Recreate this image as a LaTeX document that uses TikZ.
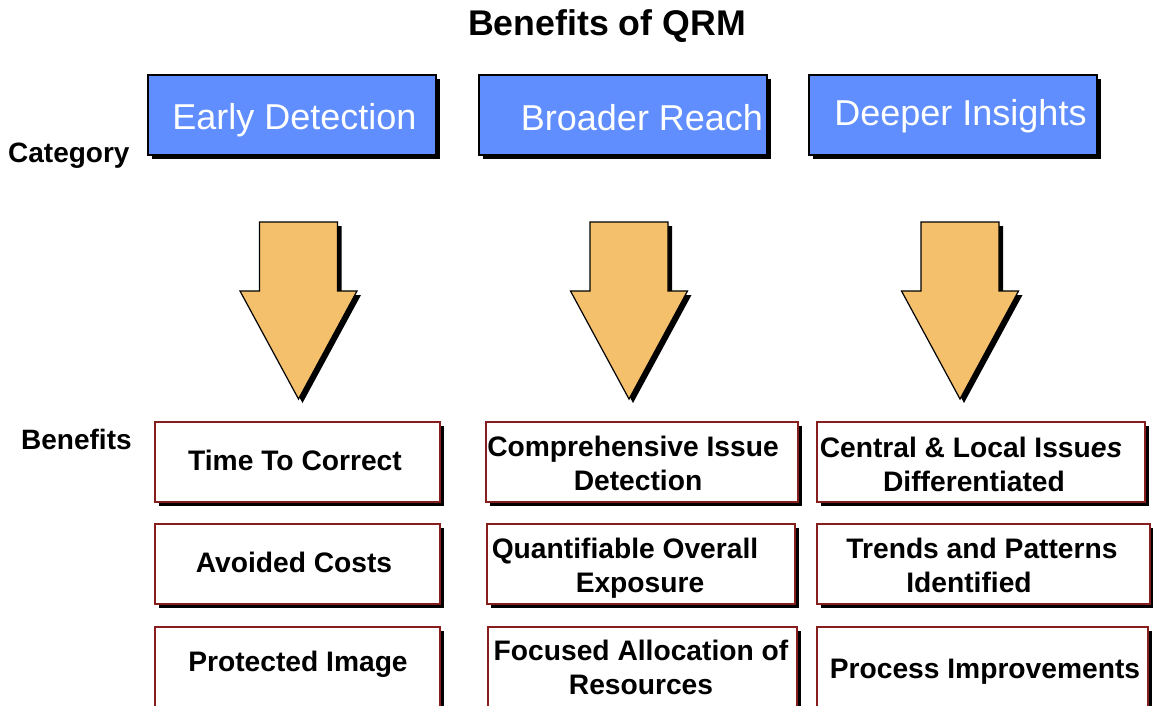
\documentclass[tikz,border=0pt]{standalone}
\usepackage{fontspec}
\setmainfont{Liberation Sans}
\usetikzlibrary{shadows}
\definecolor{catblue}{RGB}{96,142,255}
\definecolor{arrorange}{RGB}{244,192,108}
\definecolor{boxred}{RGB}{135,30,30}
\tikzset{
  catbox/.style={rectangle, fill=catblue, draw=black, line width=1.3pt,
    minimum width=288pt, minimum height=80pt, inner sep=0pt,
    drop shadow={shadow xshift=4pt, shadow yshift=-4pt, fill=black, opacity=1}},
  cattext/.style={anchor=base, text=white, font=\fontsize{36}{40}\selectfont, inner sep=0pt},
  benbox/.style={rectangle, fill=white, draw=boxred, line width=1.2pt,
    minimum height=80pt, inner sep=0pt,
    drop shadow={shadow xshift=4pt, shadow yshift=-4pt, fill=black, opacity=1}},
  bentext/.style={anchor=base, align=center, font=\bfseries\fontsize{28.2}{34}\selectfont, inner sep=0pt},
  sidelabel/.style={anchor=base west, font=\bfseries\fontsize{28}{32}\selectfont, inner sep=0pt},
  downarr/.pic={
    \fill[black] (-35,4) -- (43,4) -- (43,73) -- (62.5,73) -- (4,181) -- (-54.5,73) -- (-35,73) -- cycle;
    \filldraw[fill=arrorange, draw=black, line width=1.2pt, line join=miter]
      (-39,0) -- (39,0) -- (39,69) -- (58.5,69) -- (0,177) -- (-58.5,69) -- (-39,69) -- cycle;
  }
}
\begin{document}
\begin{tikzpicture}[x=1pt,y=-1pt]
\useasboundingbox[fill=white] (0,0) rectangle (1153,705);
\begin{scope}
\clip (0,0) rectangle (1153,705);
% title
\node[anchor=base, font=\bfseries\fontsize{35.7}{40}\selectfont, inner sep=0pt] (title) at (607,35) {Benefits of QRM};
% side labels
\node[sidelabel] (lcat) at (8,162) {Category};
\node[sidelabel] (lben) at (21,449) {Benefits};
% category boxes
\node[catbox] (c1) at (292,115) {};
\node[catbox] (c2) at (623,115) {};
\node[catbox] (c3) at (953,115) {};
\node[cattext] (c1t) at (294.5,129) {Early Detection};
\node[cattext] (c2t) at (642,130) {Broader Reach};
\node[cattext] (c3t) at (960.5,125) {Deeper Insights};
% arrows
\pic (a1) at (298.5,222) {downarr};
\pic (a2) at (629,222) {downarr};
\pic (a3) at (960,222) {downarr};
% benefit boxes
\node[benbox, minimum width=285pt] (b11) at (297.5,462) {};
\node[benbox, minimum width=285pt] (b12) at (297.5,564) {};
\node[benbox, minimum width=285pt] (b13) at (297.5,667) {};
\node[benbox, minimum width=312pt] (b21) at (642,462) {};
\node[benbox, minimum width=308pt] (b22) at (641,564) {};
\node[benbox, minimum width=309pt] (b23) at (642.5,667) {};
\node[benbox, minimum width=328pt] (b31) at (981,462) {};
\node[benbox, minimum width=333pt] (b32) at (983.5,564) {};
\node[benbox, minimum width=331pt] (b33) at (982.5,667) {};
% benefit texts (two-line nodes: base is the last line)
\node[bentext] (t11) at (295,470) {Time To Correct};
\node[bentext] (t12) at (294,572) {Avoided Costs};
\node[bentext] (t13) at (298,671) {Protected Image};
\node[bentext] (t21) at (638,490) {Comprehensive Issue\hspace*{10pt}\\Detection};
\node[bentext] (t22) at (640,592) {Quantifiable Overall\hspace*{30pt}\\Exposure};
\node[bentext] (t23) at (641,694) {Focused Allocation of\\Resources};
\node[bentext] (t31) at (974,491) {Central \& Local Issu\textit{es}\hspace*{6pt}\\Differentiated};
\node[bentext] (t32) at (982,592) {Trends and Patterns\\Identified\hspace*{26pt}};
\node[bentext] (t33) at (985,678) {Process Improvements};
\end{scope}
\end{tikzpicture}
\end{document}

■ Task:
Leaving out the pictures, repeat the data above exactly.

■ Finished exercise:
Recreate this image as a LaTeX document that uses TikZ.
\documentclass[tikz,border=0pt]{standalone}
\usepackage{fontspec}
\setmainfont{Liberation Sans}
\usetikzlibrary{shadows}
\definecolor{catblue}{RGB}{96,142,255}
\definecolor{arrorange}{RGB}{244,192,108}
\definecolor{boxred}{RGB}{135,30,30}
\tikzset{
  catbox/.style={rectangle, fill=catblue, draw=black, line width=1.3pt,
    minimum width=288pt, minimum height=80pt, inner sep=0pt,
    drop shadow={shadow xshift=4pt, shadow yshift=-4pt, fill=black, opacity=1}},
  cattext/.style={anchor=base, text=white, font=\fontsize{36}{40}\selectfont, inner sep=0pt},
  benbox/.style={rectangle, fill=white, draw=boxred, line width=1.2pt,
    minimum height=80pt, inner sep=0pt,
    drop shadow={shadow xshift=4pt, shadow yshift=-4pt, fill=black, opacity=1}},
  bentext/.style={anchor=base, align=center, font=\bfseries\fontsize{28.2}{34}\selectfont, inner sep=0pt},
  sidelabel/.style={anchor=base west, font=\bfseries\fontsize{28}{32}\selectfont, inner sep=0pt},
  downarr/.pic={
    \fill[black] (-35,4) -- (43,4) -- (43,73) -- (62.5,73) -- (4,181) -- (-54.5,73) -- (-35,73) -- cycle;
    \filldraw[fill=arrorange, draw=black, line width=1.2pt, line join=miter]
      (-39,0) -- (39,0) -- (39,69) -- (58.5,69) -- (0,177) -- (-58.5,69) -- (-39,69) -- cycle;
  }
}
\begin{document}
\begin{tikzpicture}[x=1pt,y=-1pt]
\useasboundingbox[fill=white] (0,0) rectangle (1153,705);
\begin{scope}
\clip (0,0) rectangle (1153,705);
% title
\node[anchor=base, font=\bfseries\fontsize{35.7}{40}\selectfont, inner sep=0pt] (title) at (607,35) {Benefits of QRM};
% side labels
\node[sidelabel] (lcat) at (8,162) {Category};
\node[sidelabel] (lben) at (21,449) {Benefits};
% category boxes
\node[catbox] (c1) at (292,115) {};
\node[catbox] (c2) at (623,115) {};
\node[catbox] (c3) at (953,115) {};
\node[cattext] (c1t) at (294.5,129) {Early Detection};
\node[cattext] (c2t) at (642,130) {Broader Reach};
\node[cattext] (c3t) at (960.5,125) {Deeper Insights};
% arrows
\pic (a1) at (298.5,222) {downarr};
\pic (a2) at (629,222) {downarr};
\pic (a3) at (960,222) {downarr};
% benefit boxes
\node[benbox, minimum width=285pt] (b11) at (297.5,462) {};
\node[benbox, minimum width=285pt] (b12) at (297.5,564) {};
\node[benbox, minimum width=285pt] (b13) at (297.5,667) {};
\node[benbox, minimum width=312pt] (b21) at (642,462) {};
\node[benbox, minimum width=308pt] (b22) at (641,564) {};
\node[benbox, minimum width=309pt] (b23) at (642.5,667) {};
\node[benbox, minimum width=328pt] (b31) at (981,462) {};
\node[benbox, minimum width=333pt] (b32) at (983.5,564) {};
\node[benbox, minimum width=331pt] (b33) at (982.5,667) {};
% benefit texts (two-line nodes: base is the last line)
\node[bentext] (t11) at (295,470) {Time To Correct};
\node[bentext] (t12) at (294,572) {Avoided Costs};
\node[bentext] (t13) at (298,671) {Protected Image};
\node[bentext] (t21) at (638,490) {Comprehensive Issue\hspace*{10pt}\\Detection};
\node[bentext] (t22) at (640,592) {Quantifiable Overall\hspace*{30pt}\\Exposure};
\node[bentext] (t23) at (641,694) {Focused Allocation of\\Resources};
\node[bentext] (t31) at (974,491) {Central \& Local Issu\textit{es}\hspace*{6pt}\\Differentiated};
\node[bentext] (t32) at (982,592) {Trends and Patterns\\Identified\hspace*{26pt}};
\node[bentext] (t33) at (985,678) {Process Improvements};
\end{scope}
\end{tikzpicture}
\end{document}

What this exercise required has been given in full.